Assessing Biometric Systems: an Overview of the NIST Series of Speaker Recognition Evaluations and Technologies

Joaquin Gonzalez-Rodriguez
Universidad Autonoma De Madrid, Spain


The testability of systems designed to identify people from biometric traces is a key feature of both commercial and forensic identification systems or procedures. Speaker recognition, or the identification of talkers from their voices, is a specially challenging domain where the identity information is not directly accessible from the observed features, making speaker modelling a complex and highly flexible task, as different sources of speaker specific information can be extracted and modelled. Moreover, the speech signal itself is subject to multiple sources of variability between different recordings from the same speaker, ranging from intrinsic variability due to the speaker (manner of speaking, type of conversation, emotional state, interaction with listener, dialect, sociolect, spoken language in bilingual speakers, health conditions etc.) to extrinsic variability due to external factors (different microphones and/or recording devices, noise and reverberation, distance and position from microphones, coding and transmission artifacts, etc.). Fortunately, the US NIST-sponsored series of speaker recognition evaluations carried out from 1996 to 2012 has been a succesful story of development and evaluation of such systems, where the conjunction of financial support, task definition and high commitment from the scientific community resulted in more than a decade of impressive yearly progress. But far from focusing in the progress of the technology, which we will only highlight, we will focus in this presentation in the challenges that systems had to face from eval to eval, with special relevance to threshold-independent evaluation of the goodness of biometric detectors, which enable systems to work in any operating point (as result of new cost functions or values of function parameters) through a separation of the discrimination and calibration capabilities of the systems. However, data-dependent calibration arise new questions and challenges that will be briefly highlighted and open to discussion. 

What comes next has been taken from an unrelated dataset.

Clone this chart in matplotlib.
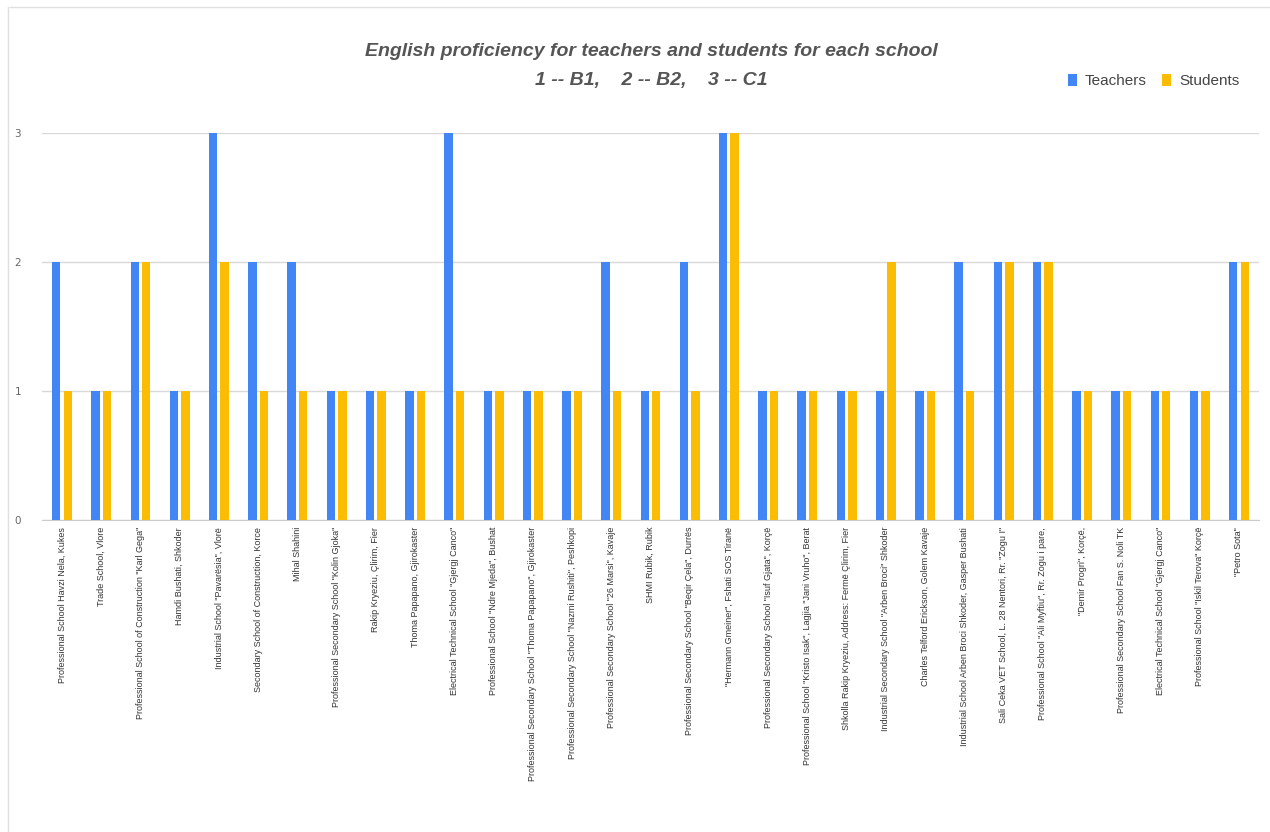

Joaquin Gonzalez-Rodriguez

Joaquin Gonzalez-Rodriguez, received the M.S. degree in 1994 and the Ph.D. degree “cum laude” in 1999, both in electrical engineering, from Univ. Politecnica de Madrid (UPM), Spain. After 15 years of research and lecturing at UPM, he moved in May 2006 as an Associate Professor to the Computer Science Department at Univ. Autonoma de Madrid (UAM), Spain. Since May 2011, he is a Full Professor in the Electronic and Communications Technologies Department at UAM, where he leads the Speech&Audio group of ATVS-Biometric Recognition Group, which has been producing proprietary implementations of state-of-the-art speaker and language recognition technology during the last decade. He has led ATVS-UAM participations in several NIST Speaker (2001, 2002, 2004, 2005, 2006, 2008, 2010 & 2012) and Language (2005, 2007, 2009 & 2011) Recognition Evaluations. He is a member of ISCA (International Speech Communication Association) and the Signal Processing Society of IEEE, and since 2000 is an invited member of the FSAAWG (Forensic Speech and Audio Analysis Working Group) in ENFSI (European Network of Forensic Science Institutes), and has focused his research work on speaker and language recognition, and the proper use of Automatic Speaker Recognition in Forensic Science. In September 2008, he addressed a keynote plenary talk at Interspeech 2008 in Brisbane (Australia) entitled “Forensic Automatic Speaker Recognition: Fiction or Science?”. In March 2009 he received a Google Research Award for the project entitled “Exploiting prior knowledge for robust recognition and indexing of audio information sources”. From July 2010 to July 2011, he was a Visiting Scholar at University of California at Berkeley, working as visiting scientist at the International Computer Science Institute (ICSI). He has led several national and European public-funded peer-reviewed research projects and over 25 privately funded research & development and technology contracts in the last decade.